■ Your instructions:
Give the data below again exactly as it stands. Omit the pictures.

--- Begin Source data ---

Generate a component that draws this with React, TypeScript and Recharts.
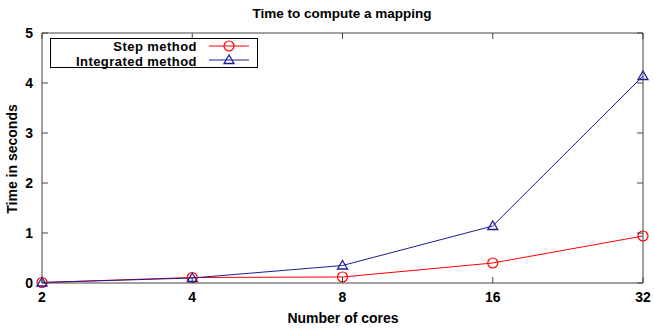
import React from 'react';
import { LineChart, Line, XAxis, YAxis, ReferenceArea, Legend } from 'recharts';

const cores = [2, 4, 8, 16, 32];
const stepTimes = [0.01, 0.11, 0.12, 0.4, 0.94];
const integratedTimes = [0.01, 0.1, 0.35, 1.14, 4.14];
const yTicks = [0, 1, 2, 3, 4, 5];
const titleText = 'Time to compute a mapping';
const xLabelText = 'Number of cores';
const yLabelText = 'Time in seconds';
const seriesNames = ['Step method', 'Integrated method'];

const data = cores.map((c, i) => ({ cores: c, step: stepTimes[i], integrated: integratedTimes[i] }));

const FONT = '"Liberation Sans", Arial, Helvetica, sans-serif';
const FS = 14;
const W = 654;
const H = 329;
const PL = 42;
const PR = 643;
const PT = 33;
const PB = 283;
const FRAME = '#444';
const RED = '#ff0000';
const BLUE = '#1c1c96';

const XTick = (props: any) => {
  const { x, payload } = props;
  return (
    <g>
      <line x1={x} x2={x} y1={PB} y2={PB - 6} stroke={FRAME} />
      <line x1={x} x2={x} y1={PT} y2={PT + 6} stroke={FRAME} />
      <text x={x} y={302} textAnchor="middle" fontFamily={FONT} fontWeight="bold" fontSize={FS} fill="#000">
        {payload.value}
      </text>
    </g>
  );
};

const YTick = (props: any) => {
  const { y, payload } = props;
  return (
    <g>
      <line x1={PL} x2={PL + 6} y1={y} y2={y} stroke={FRAME} />
      <line x1={PR} x2={PR - 6} y1={y} y2={y} stroke={FRAME} />
      <text x={33} y={y + 5} textAnchor="end" fontFamily={FONT} fontWeight="bold" fontSize={FS} fill="#000">
        {payload.value}
      </text>
    </g>
  );
};

const triPoints = (cx: number, cy: number) => `${cx},${cy - 5} ${cx - 5},${cy + 3.5} ${cx + 5},${cy + 3.5}`;

const Circle = (props: any) => {
  const { cx, cy } = props;
  if (cx == null || cy == null) return null;
  return <circle cx={cx} cy={cy} r={5} fill="none" stroke={RED} strokeWidth={1.2} />;
};

const Tri = (props: any) => {
  const { cx, cy } = props;
  if (cx == null || cy == null) return null;
  return <polygon points={triPoints(cx, cy)} fill="none" stroke={BLUE} strokeWidth={1.3} />;
};

const LegendBox = () => (
  <svg width={209} height={31} style={{ display: 'block' }}>
    <rect x={0.5} y={0.5} width={207} height={29} fill="#fff" stroke="#000" />
    <text x={147} y={12.5} textAnchor="end" fontFamily={FONT} fontWeight="bold" fontSize={13} letterSpacing={0.45} fill="#000">
      {seriesNames[0]}
    </text>
    <line x1={159} x2={199} y1={8} y2={8} stroke={RED} />
    <circle cx={179} cy={8} r={5} fill="none" stroke={RED} strokeWidth={1.2} />
    <text x={147} y={27.5} textAnchor="end" fontFamily={FONT} fontWeight="bold" fontSize={13} letterSpacing={0.45} fill="#000">
      {seriesNames[1]}
    </text>
    <line x1={159} x2={199} y1={22} y2={22} stroke={BLUE} />
    <polygon points={triPoints(179, 22)} fill="none" stroke={BLUE} strokeWidth={1.3} />
  </svg>
);

export default function App() {
  return (
    <div style={{ position: 'absolute', left: 0, top: 0, width: W, height: H, background: '#fff' }}>
      <LineChart
        width={W}
        height={H}
        data={data}
        margin={{ top: PT, right: W - PR, bottom: H - PB - 30, left: PL - 30 }}
      >
        <ReferenceArea x1={2} x2={32} y1={0} y2={5} fill="none" stroke={FRAME} strokeWidth={1} ifOverflow="visible" />
        <XAxis
          dataKey="cores"
          type="number"
          scale="log"
          domain={[2, 32]}
          ticks={cores}
          height={30}
          axisLine={false}
          tickLine={false}
          tick={<XTick />}
          interval={0}
        />
        <YAxis
          type="number"
          domain={[0, 5]}
          ticks={yTicks}
          width={30}
          axisLine={false}
          tickLine={false}
          tick={<YTick />}
          interval={0}
        />
        <Legend
          layout="vertical"
          verticalAlign="middle"
          align="center"
          content={() => <LegendBox />}
          wrapperStyle={{ position: 'absolute', left: 50, top: 38, width: 209, height: 31 }}
        />
        <Line
          dataKey="step"
          name={seriesNames[0]}
          stroke={RED}
          strokeWidth={1}
          dot={<Circle />}
          isAnimationActive={false}
          type="linear"
        />
        <Line
          dataKey="integrated"
          name={seriesNames[1]}
          stroke={BLUE}
          strokeWidth={1}
          dot={<Tri />}
          isAnimationActive={false}
          type="linear"
        />
      </LineChart>
      <svg
        width={W}
        height={H}
        style={{ position: 'absolute', left: 0, top: 0, pointerEvents: 'none' }}
      >
        <text x={342} y={18} textAnchor="middle" fontFamily={FONT} fontWeight="bold" fontSize={13.5} fill="#000">
          {titleText}
        </text>
        <text x={343} y={323} textAnchor="middle" fontFamily={FONT} fontWeight="bold" fontSize={FS} fill="#000">
          {xLabelText}
        </text>
        <text
          x={17}
          y={159}
          textAnchor="middle"
          fontFamily={FONT}
          fontWeight="bold"
          fontSize={FS}
          fill="#000"
          transform="rotate(-90 17 159)"
        >
          {yLabelText}
        </text>
      </svg>
    </div>
  );
}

--- End Source data ---

■ Solution below:
Generate a component that draws this with React, TypeScript and Recharts.
import React from 'react';
import { LineChart, Line, XAxis, YAxis, ReferenceArea, Legend } from 'recharts';

const cores = [2, 4, 8, 16, 32];
const stepTimes = [0.01, 0.11, 0.12, 0.4, 0.94];
const integratedTimes = [0.01, 0.1, 0.35, 1.14, 4.14];
const yTicks = [0, 1, 2, 3, 4, 5];
const titleText = 'Time to compute a mapping';
const xLabelText = 'Number of cores';
const yLabelText = 'Time in seconds';
const seriesNames = ['Step method', 'Integrated method'];

const data = cores.map((c, i) => ({ cores: c, step: stepTimes[i], integrated: integratedTimes[i] }));

const FONT = '"Liberation Sans", Arial, Helvetica, sans-serif';
const FS = 14;
const W = 654;
const H = 329;
const PL = 42;
const PR = 643;
const PT = 33;
const PB = 283;
const FRAME = '#444';
const RED = '#ff0000';
const BLUE = '#1c1c96';

const XTick = (props: any) => {
  const { x, payload } = props;
  return (
    <g>
      <line x1={x} x2={x} y1={PB} y2={PB - 6} stroke={FRAME} />
      <line x1={x} x2={x} y1={PT} y2={PT + 6} stroke={FRAME} />
      <text x={x} y={302} textAnchor="middle" fontFamily={FONT} fontWeight="bold" fontSize={FS} fill="#000">
        {payload.value}
      </text>
    </g>
  );
};

const YTick = (props: any) => {
  const { y, payload } = props;
  return (
    <g>
      <line x1={PL} x2={PL + 6} y1={y} y2={y} stroke={FRAME} />
      <line x1={PR} x2={PR - 6} y1={y} y2={y} stroke={FRAME} />
      <text x={33} y={y + 5} textAnchor="end" fontFamily={FONT} fontWeight="bold" fontSize={FS} fill="#000">
        {payload.value}
      </text>
    </g>
  );
};

const triPoints = (cx: number, cy: number) => `${cx},${cy - 5} ${cx - 5},${cy + 3.5} ${cx + 5},${cy + 3.5}`;

const Circle = (props: any) => {
  const { cx, cy } = props;
  if (cx == null || cy == null) return null;
  return <circle cx={cx} cy={cy} r={5} fill="none" stroke={RED} strokeWidth={1.2} />;
};

const Tri = (props: any) => {
  const { cx, cy } = props;
  if (cx == null || cy == null) return null;
  return <polygon points={triPoints(cx, cy)} fill="none" stroke={BLUE} strokeWidth={1.3} />;
};

const LegendBox = () => (
  <svg width={209} height={31} style={{ display: 'block' }}>
    <rect x={0.5} y={0.5} width={207} height={29} fill="#fff" stroke="#000" />
    <text x={147} y={12.5} textAnchor="end" fontFamily={FONT} fontWeight="bold" fontSize={13} letterSpacing={0.45} fill="#000">
      {seriesNames[0]}
    </text>
    <line x1={159} x2={199} y1={8} y2={8} stroke={RED} />
    <circle cx={179} cy={8} r={5} fill="none" stroke={RED} strokeWidth={1.2} />
    <text x={147} y={27.5} textAnchor="end" fontFamily={FONT} fontWeight="bold" fontSize={13} letterSpacing={0.45} fill="#000">
      {seriesNames[1]}
    </text>
    <line x1={159} x2={199} y1={22} y2={22} stroke={BLUE} />
    <polygon points={triPoints(179, 22)} fill="none" stroke={BLUE} strokeWidth={1.3} />
  </svg>
);

export default function App() {
  return (
    <div style={{ position: 'absolute', left: 0, top: 0, width: W, height: H, background: '#fff' }}>
      <LineChart
        width={W}
        height={H}
        data={data}
        margin={{ top: PT, right: W - PR, bottom: H - PB - 30, left: PL - 30 }}
      >
        <ReferenceArea x1={2} x2={32} y1={0} y2={5} fill="none" stroke={FRAME} strokeWidth={1} ifOverflow="visible" />
        <XAxis
          dataKey="cores"
          type="number"
          scale="log"
          domain={[2, 32]}
          ticks={cores}
          height={30}
          axisLine={false}
          tickLine={false}
          tick={<XTick />}
          interval={0}
        />
        <YAxis
          type="number"
          domain={[0, 5]}
          ticks={yTicks}
          width={30}
          axisLine={false}
          tickLine={false}
          tick={<YTick />}
          interval={0}
        />
        <Legend
          layout="vertical"
          verticalAlign="middle"
          align="center"
          content={() => <LegendBox />}
          wrapperStyle={{ position: 'absolute', left: 50, top: 38, width: 209, height: 31 }}
        />
        <Line
          dataKey="step"
          name={seriesNames[0]}
          stroke={RED}
          strokeWidth={1}
          dot={<Circle />}
          isAnimationActive={false}
          type="linear"
        />
        <Line
          dataKey="integrated"
          name={seriesNames[1]}
          stroke={BLUE}
          strokeWidth={1}
          dot={<Tri />}
          isAnimationActive={false}
          type="linear"
        />
      </LineChart>
      <svg
        width={W}
        height={H}
        style={{ position: 'absolute', left: 0, top: 0, pointerEvents: 'none' }}
      >
        <text x={342} y={18} textAnchor="middle" fontFamily={FONT} fontWeight="bold" fontSize={13.5} fill="#000">
          {titleText}
        </text>
        <text x={343} y={323} textAnchor="middle" fontFamily={FONT} fontWeight="bold" fontSize={FS} fill="#000">
          {xLabelText}
        </text>
        <text
          x={17}
          y={159}
          textAnchor="middle"
          fontFamily={FONT}
          fontWeight="bold"
          fontSize={FS}
          fill="#000"
          transform="rotate(-90 17 159)"
        >
          {yLabelText}
        </text>
      </svg>
    </div>
  );
}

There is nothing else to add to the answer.